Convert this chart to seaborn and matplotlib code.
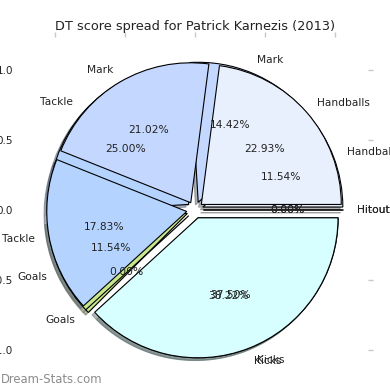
"""
DT score spread pie for one player, two pies drawn over each other
"""

import matplotlib
matplotlib.use("Agg")
import matplotlib.pyplot as plt
import seaborn as sns

# Slice order runs counter-clockwise from 3 o'clock
labels = ['Hitout', 'Handballs', 'Mark', 'Tackle', 'Goals', 'Kicks']
front_values = [0, 36, 33, 28, 0, 60]    # 22.93 / 21.02 / 17.83 / 38.22 %
back_values = [0, 12, 15, 26, 12, 39]    # 11.54 / 14.42 / 25.00 / 11.54 / 37.50 %
slice_colors = ['#f2f2f2', '#e8f0fe', '#c4d8ff', '#b4d4ff', '#c8e68c', '#d8ffff']
title = 'DT score spread for Patrick Karnezis (2013)'
ticks = [-1.0, -0.5, 0.0, 0.5, 1.0]

sns.set_style('white')
plt.rcParams['font.family'] = ['DejaVu Sans']

fig = plt.figure(figsize=(3.9, 3.9), dpi=100)
ax = fig.add_axes([22 / 390, 7 / 390, 346 / 390, 346 / 390])

text_style = {'fontsize': 7.7, 'color': '#222222'}
wedge_style = {'edgecolor': 'black', 'linewidth': 0.8}
shadow_style = {'ox': -0.014, 'oy': -0.014, 'shade': 0.55}
explode = [0.06] * len(labels)

# back pie first, front pie on top of it
for values in (back_values, front_values):
    ax.pie(values, labels=labels, colors=slice_colors, explode=explode,
           autopct='%.2f%%', shadow=shadow_style, startangle=0, frame=True,
           textprops=text_style, wedgeprops=wedge_style)

lim = 1.236
ax.set_xlim(-lim, lim)
ax.set_ylim(-lim, lim)
ax.set_aspect('equal')
ax.set_xticks(ticks)
ax.set_yticks(ticks)
ax.set_xticklabels([f'{t:.1f}' for t in ticks])
ax.set_yticklabels([f'{t:.1f}' for t in ticks])
ax.tick_params(which='both', top=True, right=True, direction='out',
               length=3.5, width=1, color='#c8c8c8', labelsize=7.5,
               labelcolor='#222222', pad=3)
for spine in ax.spines.values():
    spine.set_visible(False)

ax.set_title(title, fontsize=9.3, color='#222222', pad=5)

fig.text(0.002, 0.026, 'Dream-Stats.com', fontsize=8.4, color='#8c8c8c',
         va='center', ha='left')

fig.savefig('out.png', dpi=100)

Problem details: Repeat the lines exactly as they stand, from the opening line of the data through the line with "ax = fig.add_axes([22". Pictures stay out of the copy.

Exercise solution:
Convert this chart to seaborn and matplotlib code.
"""
DT score spread pie for one player, two pies drawn over each other
"""

import matplotlib
matplotlib.use("Agg")
import matplotlib.pyplot as plt
import seaborn as sns

# Slice order runs counter-clockwise from 3 o'clock
labels = ['Hitout', 'Handballs', 'Mark', 'Tackle', 'Goals', 'Kicks']
front_values = [0, 36, 33, 28, 0, 60]    # 22.93 / 21.02 / 17.83 / 38.22 %
back_values = [0, 12, 15, 26, 12, 39]    # 11.54 / 14.42 / 25.00 / 11.54 / 37.50 %
slice_colors = ['#f2f2f2', '#e8f0fe', '#c4d8ff', '#b4d4ff', '#c8e68c', '#d8ffff']
title = 'DT score spread for Patrick Karnezis (2013)'
ticks = [-1.0, -0.5, 0.0, 0.5, 1.0]

sns.set_style('white')
plt.rcParams['font.family'] = ['DejaVu Sans']

fig = plt.figure(figsize=(3.9, 3.9), dpi=100)
ax = fig.add_axes([22 / 390, 7 / 390, 346 / 390, 346 / 390])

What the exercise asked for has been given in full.